It's always fun to check out the local markets in each island we visit. I usually have many questions for servers when we dine out, sometimes much to my friends dismay, but that is nothing compared to the questions I have for the women standing behind the produce. There are so many fruits, vegetables and spices I have never seen and have no idea how to use. Luckily, they are always happy to talk with you and to pass on cooking advice.
Here's some of what I've learned so far:
Sorrel are these beautiful red pods that you boil with cinnamon, cloves and nutmeg around the holidays to make a festive drink. It cooks up to this rich, dark red concoction, not a ton of flavor though. No matter how much simple syrup I added I could not convince our young friends on a neighboring boat that it was tasty, and they'll eat and drink pretty much anything. I would have liked to have tasted some made by a local, not sure my finished product was what it was supposed to be.
Christophene is a really versatile round squash. similar to zucchini. You can do so much with it, raw or cooked. I've stuffed it, made pickles out of it, grated it for a quick bread and mixed it with bulgur to make tabbouleh.
Turmeric is a spice I have only seen in a jar until now. It is a root that looks kind of like ginger but skinny and sort of wrinkly, both are a big part of the cuisine here. Fresh it's this bright orange color that leaves your hands and anything else that touches it with deep yellow stains and gives food this subtle Indian flavor.
Seasoning peppers are these small peppers that look like mini red, green and yellow peppers, you can fit a bunch in one hand. Some are spicy, some are not. You have to be careful which you use, the spicy ones are super hot.
Colombo is a spice mixture that is really good in chicken dishes. We eat a lot of chicken these days, until we got to Guadeloupe the only place we found fresh fish was on restaurant menus.

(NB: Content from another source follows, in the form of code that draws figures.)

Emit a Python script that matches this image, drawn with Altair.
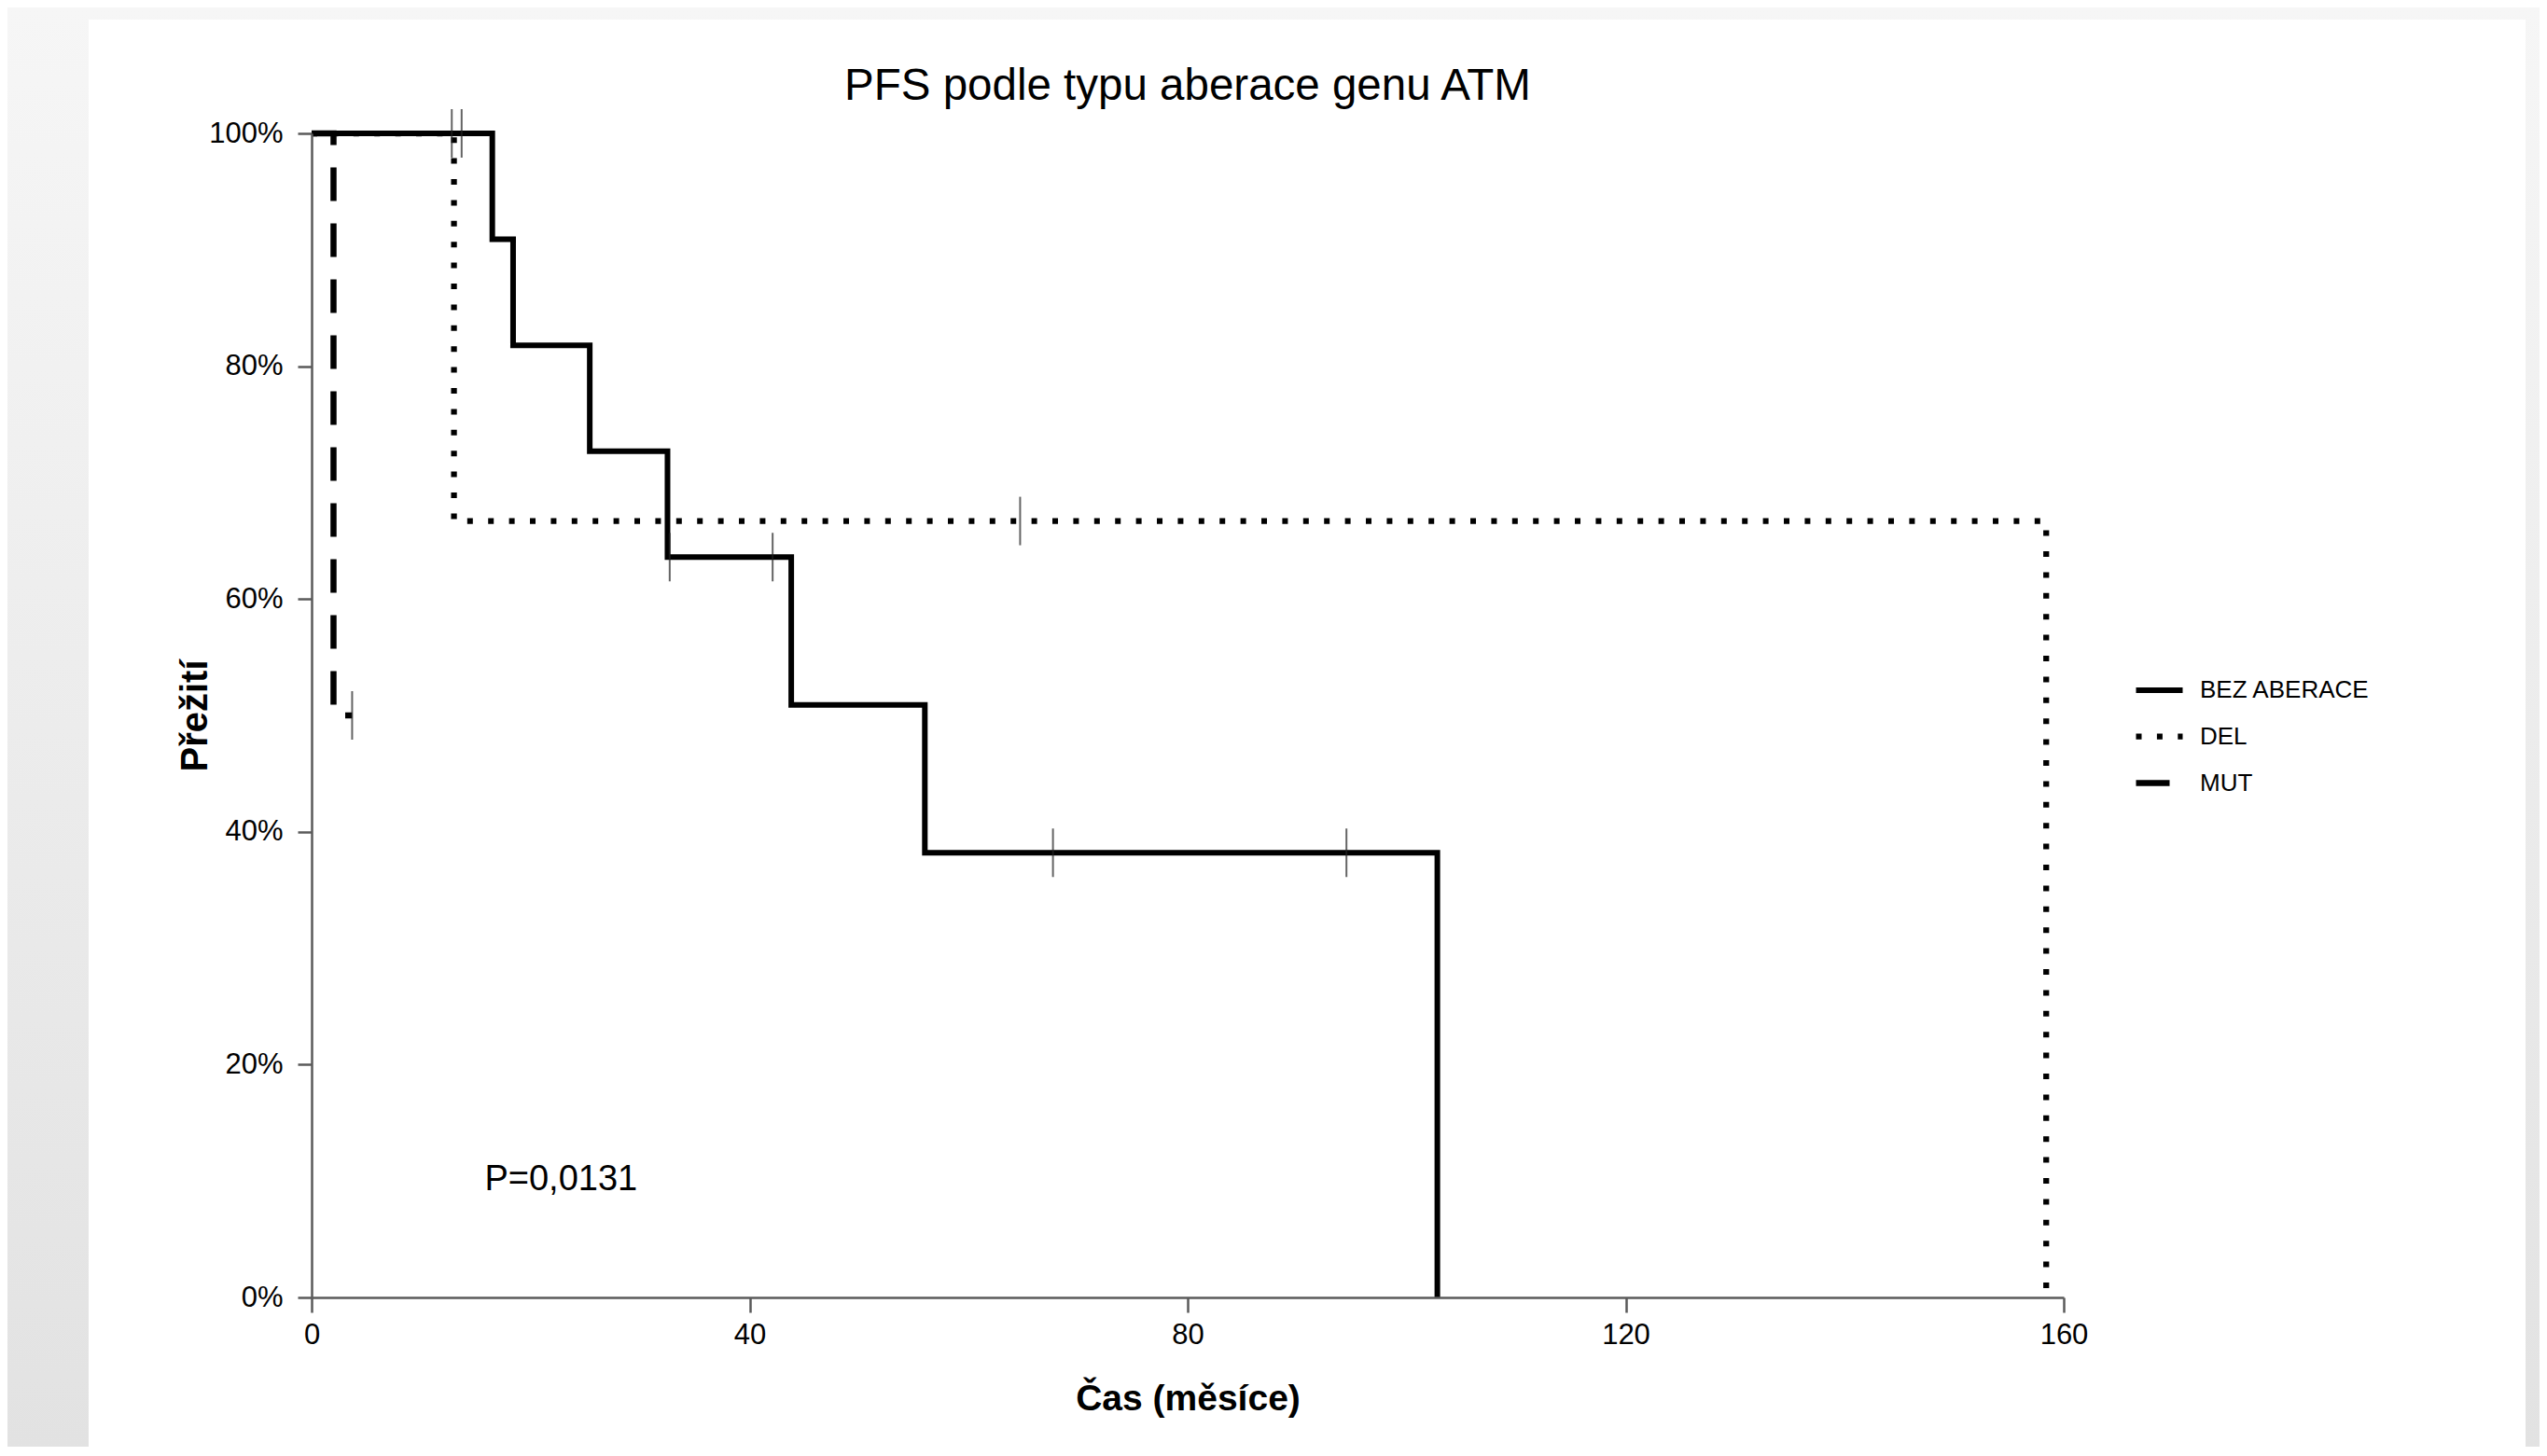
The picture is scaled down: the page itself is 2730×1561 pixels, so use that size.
import altair as alt
import pandas as pd

FONT = "Liberation Sans"

groups = ["BEZ ABERACE", "DEL", "MUT"]

# Kaplan-Meier step curves (time in months, survival in %)
bez_time = [0, 16.5, 18.4, 25.4, 32.5, 43.8, 56.0, 102.8]
bez_surv = [100, 90.9, 81.8, 72.7, 63.6, 50.9, 38.2, 0]
del_time = [0, 13.0, 158.4]
del_surv = [100, 66.7, 0]
mut_time = [0, 2.0, 3.7]
mut_surv = [100, 50, 50]

# censored observations
bez_cens_time = [32.7, 42.1, 67.7, 94.5]
bez_cens_surv = [63.6, 63.6, 38.2, 38.2]
del_cens_time = [12.8, 13.7, 64.7]
del_cens_surv = [100, 100, 66.7]
mut_cens_time = [3.7]
mut_cens_surv = [50]

x_ticks = [0, 40, 80, 120, 160]
y_ticks = [0, 20, 40, 60, 80, 100]
title_text = "PFS podle typu aberace genu ATM"
p_value_text = "P=0,0131"

curves = pd.concat([
    pd.DataFrame({"time": mut_time, "surv": mut_surv, "group": "MUT"}),
    pd.DataFrame({"time": del_time, "surv": del_surv, "group": "DEL"}),
    pd.DataFrame({"time": bez_time, "surv": bez_surv, "group": "BEZ ABERACE"}),
], ignore_index=True)

cens = pd.concat([
    pd.DataFrame({"time": bez_cens_time, "surv": bez_cens_surv, "group": "BEZ ABERACE"}),
    pd.DataFrame({"time": del_cens_time, "surv": del_cens_surv, "group": "DEL"}),
    pd.DataFrame({"time": mut_cens_time, "surv": mut_cens_surv, "group": "MUT"}),
], ignore_index=True)

axis_style = dict(
    grid=False, domainColor="#5a5a5a", domainWidth=2.5, tickColor="#5a5a5a",
    tickWidth=2.5, labelFont=FONT, labelFontSize=31, labelColor="black",
    titleFont=FONT, titleFontWeight="bold", titleColor="black",
    labelFlush=False, labelOverlap=False, zindex=1,
)

x_enc = alt.X(
    "time:Q",
    scale=alt.Scale(domain=[0, 160], nice=False, zero=False),
    axis=alt.Axis(values=x_ticks, tickSize=16, labelPadding=9, titlePadding=34,
                  titleFontSize=39, **axis_style),
    title="Čas (měsíce)",
)
y_enc = alt.Y(
    "surv:Q",
    scale=alt.Scale(domain=[0, 100], nice=False),
    axis=alt.Axis(values=y_ticks, tickSize=15, labelPadding=16, labelExpr="datum.value + '%'",
                  titlePadding=2, titleBaseline="alphabetic", titleFontSize=40, **axis_style),
    title="Přežití",
)

bg = alt.Chart(pd.DataFrame({"k": [0]})).mark_rect(
    fill=alt.LinearGradient(
        gradient="linear",
        stops=[alt.GradientStop(color="#f6f6f6", offset=0), alt.GradientStop(color="#e2e2e2", offset=1)],
        x1=0, x2=0, y1=0, y2=1,
    )
).encode(x=alt.value(-326), x2=alt.value(2388), y=alt.value(-135), y2=alt.value(1410))

panel = alt.Chart(pd.DataFrame({"k": [0]})).mark_rect(fill="white").encode(
    x=alt.value(-239), x2=alt.value(2373), y=alt.value(-122), y2=alt.value(1410)
)

lines = alt.Chart(curves).mark_line(
    interpolate="step-after", color="black", strokeCap="butt", strokeJoin="miter"
).encode(
    x=x_enc,
    y=y_enc,
    strokeDash=alt.StrokeDash(
        "group:N",
        scale=alt.Scale(domain=groups, range=[[1, 0], [6, 16.4], [36, 24]]),
        legend=alt.Legend(
            title=None, orient="none", legendX=1952, legendY=569,
            symbolType="stroke", symbolSize=2500, symbolStrokeWidth=5.5,
            symbolStrokeColor="black", labelFont=FONT, labelFontSize=26,
            labelColor="black", labelLimit=400, labelOffset=15, rowPadding=8, padding=0,
        ),
    ),
    strokeWidth=alt.StrokeWidth(
        "group:N", scale=alt.Scale(domain=groups, range=[6, 6.5, 7]), legend=None
    ),
)

ticks = alt.Chart(cens).mark_tick(
    orient="vertical", size=52, thickness=2, color="#222222"
).encode(x="time:Q", y="surv:Q")

ptext = alt.Chart(pd.DataFrame({"label": [p_value_text]})).mark_text(
    align="left", baseline="alphabetic", font=FONT, fontSize=38, color="black"
).encode(x=alt.datum(15.8), y=alt.datum(9.2), text="label:N")

ttext = alt.Chart(pd.DataFrame({"label": [title_text]})).mark_text(
    align="center", baseline="alphabetic", font=FONT, fontSize=47.5, color="black"
).encode(x=alt.datum(80), y=alt.value(-36), text="label:N")

chart = alt.layer(bg, panel, lines, ticks, ptext, ttext).properties(
    width=1878,
    height=1248,
    autosize="none",
    padding={"left": 326, "top": 135, "right": 510, "bottom": 160},
).configure_view(strokeWidth=0).configure(background="#f6f6f6")

chart.save("out.html", embed_options={"renderer": "svg", "actions": False})
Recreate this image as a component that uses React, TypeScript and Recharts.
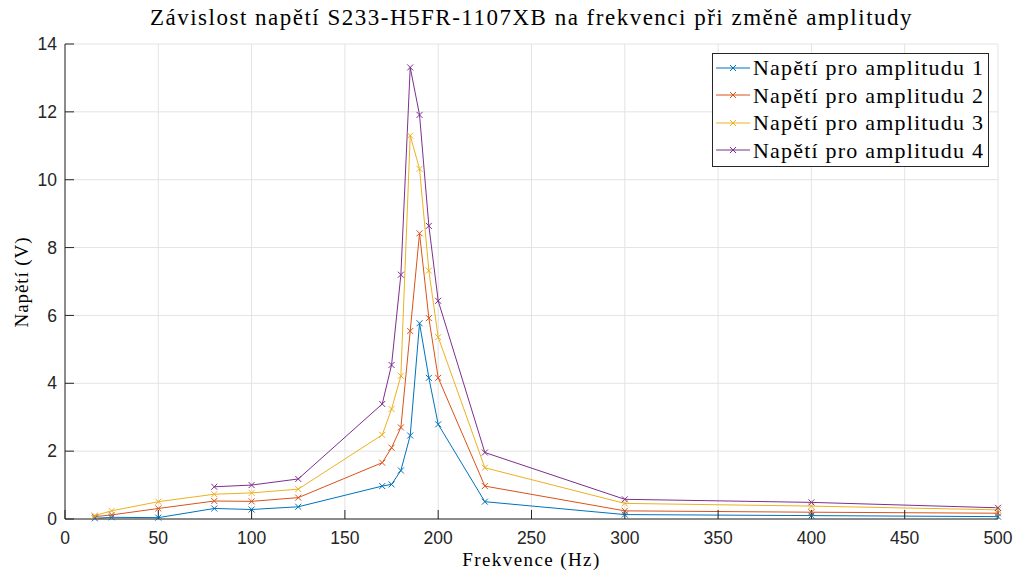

Saltfish seems ingenious, it is sold in all the grocery stores. It comes packaged in bags on the shelf and is a hard, preserved, salted fish that doesn't need refrigeration. It's perfect food for storing on a boat. After it's soaked in water for 24 hours you drain it, squeeze out the extra water and mix it with those seasoning peppers to eat on johnny cakes or you can fry it into fritters. No matter how long I soak it, and how many times I change the water it's still really salty and tough though, still working on making that edible.
Coconut is always available, getting it out of the shell though is not so easy. The hammer, knife, drill and vegetable peeler I used made a mess of the boat. There is usually someone selling fresh coconut water at the local market, that may be the easiest way to enjoy it.
You can always find people selling homemade green sauce and hot sauce at the market. The green sauce is a mix of fresh herbs, kind of like chimichuri, it's delicious. Great for marinating those endless chicken dishes. It's difficult to try all the local hot sauces, there are so many, but we are working at it.
White radishes are long vegetables shaped like a carrot, but white. They taste like the radishes we are used to but milder and white all the way through. They're really good roasted, sliced or shaved in a salad.
It's gotten a little more difficult to figure out the produce in Guadeloupe and Martinique where we aren't speaking the same language. Through charades and our broken French and English we try to communicate. That packet of spices I bought to steep in rum for one month, she mentioned sugar, the directions say to add 200g of canne de syrop? And the fruit (couldn't quite make out the name) but I did get that I should peel it and take out the pit, is all the fruit attached to the pit not supposed to be eaten? It doesn't taste like much, am I doing something wrong?